2
votes

I know various algorithms to compute the maximum weighted matching of weighted, undirected bipartite graphs (i.e. the assignment problem):

For instance ... The Hungarian Algorithm, Bellman-Ford or even the Blossom algorithm (which works for general, i.e. not bipartite, graphs).

However, how can I compute the maximum weighted matching if the edges of the bipartite graph are weighted and directed?

I would appreciate pointers to algorithms with polinomial complexity or prior transformations to make the graph undirected so that I could apply any of the aforementioned algorithms.

Edit: note that the matching should maximize the weight of the edges, that's why having directed edges makes a difference (A->B can have a totally different weight than B->A).

Admittedly, if I was maximizing cardinality, the directed edges wouldn't make a difference and I could apply any of the well-known algorithms to maximize cardinality: Hopcroft–Karp, Maximum Network Flow ....

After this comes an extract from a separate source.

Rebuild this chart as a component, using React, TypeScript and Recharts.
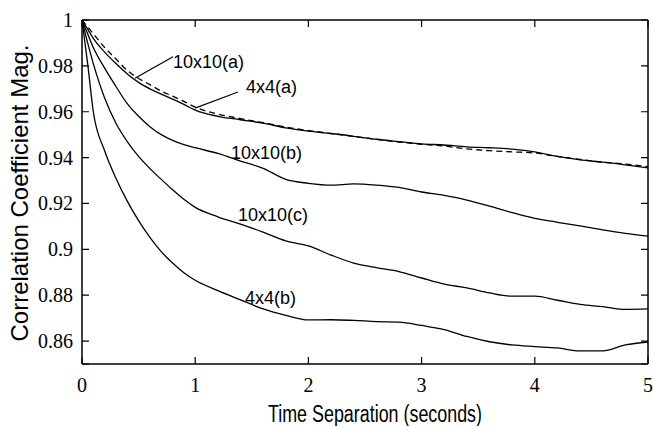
import { LineChart, Line, XAxis, YAxis, CartesianGrid, ReferenceLine, ReferenceDot } from 'recharts';

const times = [0, 0.05, 0.1, 0.2, 0.3, 0.4, 0.5, 0.6, 0.7, 0.8, 0.9, 1.0, 1.2, 1.4, 1.6, 1.8, 2.0, 2.2, 2.4, 2.6, 2.8, 3.0, 3.2, 3.4, 3.6, 3.8, 4.0, 4.2, 4.4, 4.6, 4.8, 5.0];

const s10x10a = [1, 0.997, 0.994, 0.988, 0.983, 0.978, 0.9745, 0.9718, 0.969, 0.9668, 0.9645, 0.962, 0.959, 0.957, 0.9552, 0.9533, 0.9518, 0.9505, 0.9492, 0.948, 0.9468, 0.9458, 0.945, 0.9438, 0.943, 0.9425, 0.942, 0.9405, 0.9392, 0.938, 0.9372, 0.936];
const s4x4a = [1, 0.996, 0.992, 0.986, 0.981, 0.9765, 0.9728, 0.97, 0.9677, 0.9655, 0.9632, 0.9607, 0.958, 0.9565, 0.955, 0.953, 0.9515, 0.9505, 0.9493, 0.948, 0.947, 0.946, 0.9455, 0.9447, 0.9443, 0.9437, 0.9425, 0.9405, 0.939, 0.938, 0.9368, 0.9355];
const s10x10b = [1, 0.994, 0.988, 0.979, 0.971, 0.9635, 0.958, 0.9535, 0.95, 0.9475, 0.9457, 0.9443, 0.9418, 0.9385, 0.9353, 0.9305, 0.9288, 0.928, 0.9285, 0.928, 0.927, 0.925, 0.9235, 0.9215, 0.9188, 0.916, 0.9135, 0.9118, 0.9102, 0.9085, 0.907, 0.9058];
const s10x10c = [1, 0.99, 0.981, 0.966, 0.955, 0.947, 0.9405, 0.9352, 0.9305, 0.926, 0.9218, 0.9183, 0.9142, 0.911, 0.9075, 0.9037, 0.9015, 0.8975, 0.894, 0.892, 0.8903, 0.8875, 0.8848, 0.8832, 0.881, 0.8796, 0.8796, 0.8778, 0.876, 0.875, 0.8738, 0.874];
const s4x4b = [1, 0.981, 0.96, 0.943, 0.931, 0.921, 0.9125, 0.9052, 0.899, 0.894, 0.8898, 0.8865, 0.882, 0.878, 0.874, 0.8712, 0.8692, 0.8693, 0.869, 0.8685, 0.8683, 0.8668, 0.865, 0.862, 0.8597, 0.8583, 0.8576, 0.857, 0.8557, 0.8557, 0.8583, 0.8596];

const xTicks = [0, 1, 2, 3, 4, 5];
const yTicks = [0.86, 0.88, 0.9, 0.92, 0.94, 0.96, 0.98, 1];
const xDomain = [0, 5];
const yDomain = [0.85, 1];

// curve labels: [text, t, value] at the left/middle of the text
const curveLabels: [string, number, number][] = [
  ['10x10(a)', 0.804, 0.9817],
  ['4x4(a)', 1.449, 0.9708],
  ['10x10(b)', 1.316, 0.9424],
  ['10x10(c)', 1.378, 0.915],
  ['4x4(b)', 1.44, 0.8792],
];
const leaders = [
  [{ x: 0.468, y: 0.9746 }, { x: 0.804, y: 0.984 }],
  [{ x: 0.998, y: 0.9616 }, { x: 1.378, y: 0.9686 }],
];

const data = times.map((t, i) => ({
  t,
  a10: s10x10a[i],
  a4: s4x4a[i],
  b10: s10x10b[i],
  c10: s10x10c[i],
  b4: s4x4b[i],
}));

const serif = '"Liberation Serif", "Times New Roman", serif';
const sans = '"Liberation Sans", Arial, Helvetica, sans-serif';

const bottomTick = ({ x, y, payload }: any) => (
  <text x={x} y={y + 28} textAnchor="middle" fontFamily={serif} fontSize={20} fill="#000">
    {String(payload.value)}
  </text>
);
const leftTick = ({ x, y, payload }: any) => (
  <text x={x - 9} y={y + 7} textAnchor="end" fontFamily={serif} fontSize={20} fill="#000">
    {String(payload.value)}
  </text>
);
const noLabel = () => <g />;

const XTitle = () => (
  <text x={375} y={422} textAnchor="middle" fontFamily={sans} fontSize={23} fill="#000" textLength={214} lengthAdjust="spacingAndGlyphs">
    Time Separation (seconds)
  </text>
);
const YTitle = () => (
  <text x={28} y={193} transform="rotate(-90 28 193)" textAnchor="middle" fontFamily={sans} fontSize={24} fill="#000">
    Correlation Coefficient Mag.
  </text>
);

const axisLine = { stroke: '#000', strokeWidth: 1.5 };

// plot box is 566 x 344 px: grid lines dashed so only 7px stubs show at each end (inward ticks)
const PLOT_W = 566;
const PLOT_H = 344;

export default function App() {
  return (
    <div style={{ position: 'absolute', left: 0, top: 0, background: '#fff' }}>
      <LineChart width={653} height={426} data={data} margin={{ top: 19, right: 4, bottom: 61, left: 81 }}>
        <CartesianGrid
          horizontal={false}
          stroke="#000"
          strokeWidth={1.2}
          strokeDasharray={`7 ${PLOT_H - 14} 7 ${PLOT_H}`}
        />
        <CartesianGrid
          vertical={false}
          stroke="#000"
          strokeWidth={1.2}
          strokeDasharray={`7 ${PLOT_W - 14} 7 ${PLOT_W}`}
        />
        <XAxis
          dataKey="t"
          type="number"
          domain={xDomain}
          ticks={xTicks}
          allowDataOverflow
          height={1}
          tickSize={0}
          tickMargin={0}
          tickLine={false}
          tick={bottomTick}
          axisLine={axisLine}
          label={<XTitle />}
        />
        <XAxis
          xAxisId="top"
          dataKey="t"
          orientation="top"
          type="number"
          domain={xDomain}
          ticks={xTicks}
          allowDataOverflow
          height={1}
          tickSize={0}
          tickLine={false}
          tick={noLabel}
          axisLine={axisLine}
        />
        <YAxis
          type="number"
          domain={yDomain}
          ticks={yTicks}
          allowDataOverflow
          width={1}
          tickSize={0}
          tickMargin={0}
          tickLine={false}
          tick={leftTick}
          axisLine={axisLine}
          label={<YTitle />}
        />
        <YAxis
          yAxisId="right"
          orientation="right"
          type="number"
          domain={yDomain}
          ticks={yTicks}
          allowDataOverflow
          width={1}
          tickSize={0}
          tickLine={false}
          tick={noLabel}
          axisLine={axisLine}
        />
        <Line type="monotone" dataKey="a10" stroke="#000" strokeWidth={1.3} strokeDasharray="6 4" dot={false} isAnimationActive={false} />
        <Line type="monotone" dataKey="a4" stroke="#000" strokeWidth={1.3} dot={false} isAnimationActive={false} />
        <Line type="monotone" dataKey="b10" stroke="#000" strokeWidth={1.3} dot={false} isAnimationActive={false} />
        <Line type="monotone" dataKey="c10" stroke="#000" strokeWidth={1.3} dot={false} isAnimationActive={false} />
        <Line type="monotone" dataKey="b4" stroke="#000" strokeWidth={1.3} dot={false} isAnimationActive={false} />
        {/* hidden series so the top and right axes get drawn */}
        <Line xAxisId="top" yAxisId="right" dataKey="a4" stroke="none" dot={false} legendType="none" isAnimationActive={false} />
        {leaders.map((seg, i) => (
          <ReferenceLine key={i} segment={seg} stroke="#000" strokeWidth={1.2} />
        ))}
        {curveLabels.map(([txt, t, v]) => (
          <ReferenceDot
            key={txt}
            x={t}
            y={v}
            r={0}
            fill="none"
            stroke="none"
            label={{
              content: (p: any) => (
                <text x={p.viewBox.x} y={p.viewBox.y + 6.5} fontFamily={sans} fontSize={18} fill="#000">
                  {txt}
                </text>
              ),
            }}
          />
        ))}
      </LineChart>
    </div>
  );
}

Edit 2: Since matching is a term normally applied to undirected graphs, let me clarify what I exactly mean by matching in this question: a set of directed edges that do not share start or end vertices. More formally, if U->V and U'->V' are part of the matching, then V /= U' and V' /= U.

1
How does directedness come into this? Maybe it's just me, but to me it's unclear how a directed matching differs from an undirected one. Is a set of edges only a matching if all its edges go from part A to part B of the graph? But then, it would be trivial to reduce this to the undirected case.us2012
Huh? A bipartite graph may not be directional, but any max-flow algorithm will make the implicit transformation that all edges are directed from set A to set B. Even if you had a directed bipartite graph, how is A->B different from B->A in the context of a matching problem?dfb
Directedness makes a diference because different edges (with different directions) may have different weights. Let G = (U u V, E) be a directed bipartite graph, let u be a node from U and v a node from V. The weight assigned to edge u -> v may be different to the weight assigned to the edge v -> u It wouldn't make a difference if the matching maximized cardinality but I am referring to a matching maximizing weight.fons
Seems if there are separate weights x=A->B y=B->A then you can discard B->A and set the x=max(x,y) and run the regular algorithmdfb
What do you mean by "matching"? ('Cause it obviously isn't just a set of edges, no two of which share an end.)tmyklebu

1 Answers

2
votes

dfb's comment is correct, for any two vertices A, B you can discard the cheaper of the two edges AB and BA.

The proof is a one-liner:

Theorem: A maximum matching M never contains the cheaper edge of AB and BA for any two vertices A,B.

Proof: Let M be a maximum matching. Suppose AB is in M and is cheaper than BA. Define M' = M - {AB} + {BA}. M' is clearly still a matching, but it's more expensive. That contraditcs the assumption that M was a maximum matching.